[Rows from a dataset]
* * * * * * *

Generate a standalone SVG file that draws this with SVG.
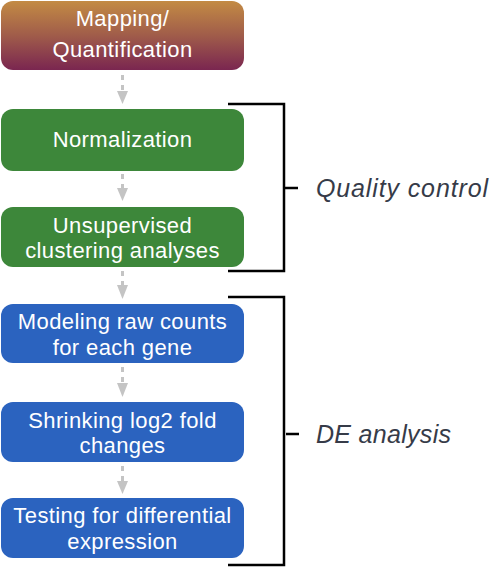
<svg xmlns="http://www.w3.org/2000/svg" width="501" height="567" viewBox="0 0 501 567">
<defs>
<linearGradient id="g1" x1="0" y1="0" x2="0" y2="1">
<stop offset="0" stop-color="#c38b44"/>
<stop offset="0.5" stop-color="#a05c4a"/>
<stop offset="1" stop-color="#7a2650"/>
</linearGradient>
<style>
.box text{font-family:"Liberation Sans",Arial,sans-serif;font-size:22px;fill:#ffffff;text-anchor:middle;letter-spacing:0.4px}
.green{fill:#3d873a}
.blue{fill:#2b63bf}
.dash{stroke:#c4c4c4;stroke-width:3;stroke-dasharray:5 5;fill:none}
.head{fill:#c4c4c4}
.br{stroke:#000;stroke-width:2.5;fill:none}
.lbl{font-family:"Liberation Sans",Arial,sans-serif;font-size:25px;font-style:italic;fill:#363b48}
</style>
</defs>
<g id="mapping" class="box">
<rect x="1" y="1" width="243" height="69" rx="12" fill="url(#g1)"/>
<text x="122.5" y="26">Mapping/</text>
<text x="122.5" y="57">Quantification</text>
</g>
<g id="normalization" class="box">
<rect class="green" x="1" y="109" width="243" height="62" rx="12"/>
<text x="122.5" y="147">Normalization</text>
</g>
<g id="clustering" class="box">
<rect class="green" x="1" y="207" width="243" height="60" rx="12"/>
<text x="122.5" y="233">Unsupervised</text>
<text x="122.5" y="257.5">clustering analyses</text>
</g>
<g id="modeling" class="box">
<rect class="blue" x="1" y="304" width="243" height="59" rx="12"/>
<text x="122.5" y="329">Modeling raw counts</text>
<text x="122.5" y="355">for each gene</text>
</g>
<g id="shrinking" class="box">
<rect class="blue" x="1" y="402" width="243" height="60" rx="12"/>
<text x="122.5" y="428">Shrinking log2 fold</text>
<text x="122.5" y="453">changes</text>
</g>
<g id="testing" class="box">
<rect class="blue" x="1" y="498" width="243" height="60" rx="12"/>
<text x="122.5" y="523">Testing for differential</text>
<text x="122.5" y="549">expression</text>
</g>
<g id="connectors">
<path class="dash" d="M122.5,75 V91"/>
<polygon class="head" points="117,91 128,91 122.5,104"/>
<path class="dash" d="M122.5,174 V189"/>
<polygon class="head" points="117,188 128,188 122.5,201"/>
<path class="dash" d="M122.5,271 V286"/>
<polygon class="head" points="117,285 128,285 122.5,299"/>
<path class="dash" d="M122.5,367 V384"/>
<polygon class="head" points="117,383 128,383 122.5,397"/>
<path class="dash" d="M122.5,466 V482"/>
<polygon class="head" points="117,481 128,481 122.5,494"/>
</g>
<g id="qc-bracket">
<path class="br" d="M228,104 H284 V271 H228 M284,188 H298"/>
<text class="lbl" x="316" y="197" textLength="172" lengthAdjust="spacing">Quality control</text>
</g>
<g id="de-bracket">
<path class="br" d="M228,297 H284 V565 H228 M286,434 H299"/>
<text class="lbl" x="316" y="443" textLength="135" lengthAdjust="spacing">DE analysis</text>
</g>
</svg>
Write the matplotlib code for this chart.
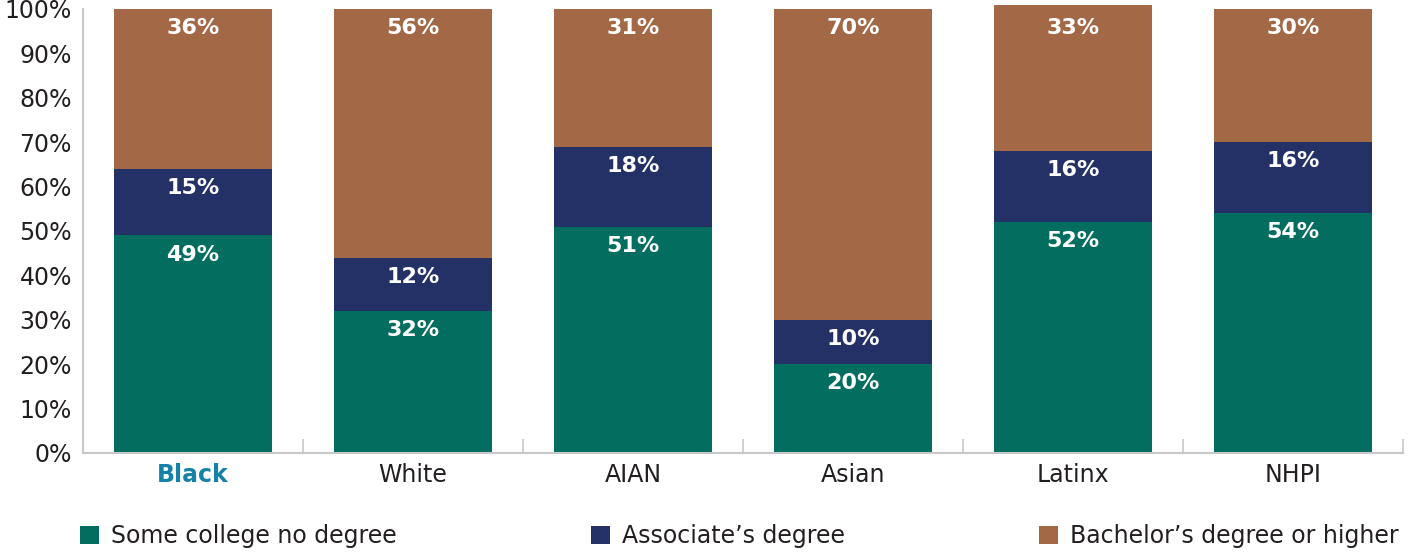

* * * * * * *

> [Aim of the task]: Return the entries unchanged, save for the pictures, which do not belong in the copy.

> [Written answer]:
Generate a standalone SVG file that draws this with SVG.
<svg xmlns="http://www.w3.org/2000/svg" width="501" height="567" viewBox="0 0 501 567">
<defs>
<linearGradient id="g1" x1="0" y1="0" x2="0" y2="1">
<stop offset="0" stop-color="#c38b44"/>
<stop offset="0.5" stop-color="#a05c4a"/>
<stop offset="1" stop-color="#7a2650"/>
</linearGradient>
<style>
.box text{font-family:"Liberation Sans",Arial,sans-serif;font-size:22px;fill:#ffffff;text-anchor:middle;letter-spacing:0.4px}
.green{fill:#3d873a}
.blue{fill:#2b63bf}
.dash{stroke:#c4c4c4;stroke-width:3;stroke-dasharray:5 5;fill:none}
.head{fill:#c4c4c4}
.br{stroke:#000;stroke-width:2.5;fill:none}
.lbl{font-family:"Liberation Sans",Arial,sans-serif;font-size:25px;font-style:italic;fill:#363b48}
</style>
</defs>
<g id="mapping" class="box">
<rect x="1" y="1" width="243" height="69" rx="12" fill="url(#g1)"/>
<text x="122.5" y="26">Mapping/</text>
<text x="122.5" y="57">Quantification</text>
</g>
<g id="normalization" class="box">
<rect class="green" x="1" y="109" width="243" height="62" rx="12"/>
<text x="122.5" y="147">Normalization</text>
</g>
<g id="clustering" class="box">
<rect class="green" x="1" y="207" width="243" height="60" rx="12"/>
<text x="122.5" y="233">Unsupervised</text>
<text x="122.5" y="257.5">clustering analyses</text>
</g>
<g id="modeling" class="box">
<rect class="blue" x="1" y="304" width="243" height="59" rx="12"/>
<text x="122.5" y="329">Modeling raw counts</text>
<text x="122.5" y="355">for each gene</text>
</g>
<g id="shrinking" class="box">
<rect class="blue" x="1" y="402" width="243" height="60" rx="12"/>
<text x="122.5" y="428">Shrinking log2 fold</text>
<text x="122.5" y="453">changes</text>
</g>
<g id="testing" class="box">
<rect class="blue" x="1" y="498" width="243" height="60" rx="12"/>
<text x="122.5" y="523">Testing for differential</text>
<text x="122.5" y="549">expression</text>
</g>
<g id="connectors">
<path class="dash" d="M122.5,75 V91"/>
<polygon class="head" points="117,91 128,91 122.5,104"/>
<path class="dash" d="M122.5,174 V189"/>
<polygon class="head" points="117,188 128,188 122.5,201"/>
<path class="dash" d="M122.5,271 V286"/>
<polygon class="head" points="117,285 128,285 122.5,299"/>
<path class="dash" d="M122.5,367 V384"/>
<polygon class="head" points="117,383 128,383 122.5,397"/>
<path class="dash" d="M122.5,466 V482"/>
<polygon class="head" points="117,481 128,481 122.5,494"/>
</g>
<g id="qc-bracket">
<path class="br" d="M228,104 H284 V271 H228 M284,188 H298"/>
<text class="lbl" x="316" y="197" textLength="172" lengthAdjust="spacing">Quality control</text>
</g>
<g id="de-bracket">
<path class="br" d="M228,297 H284 V565 H228 M286,434 H299"/>
<text class="lbl" x="316" y="443" textLength="135" lengthAdjust="spacing">DE analysis</text>
</g>
</svg>
Write the matplotlib code for this chart.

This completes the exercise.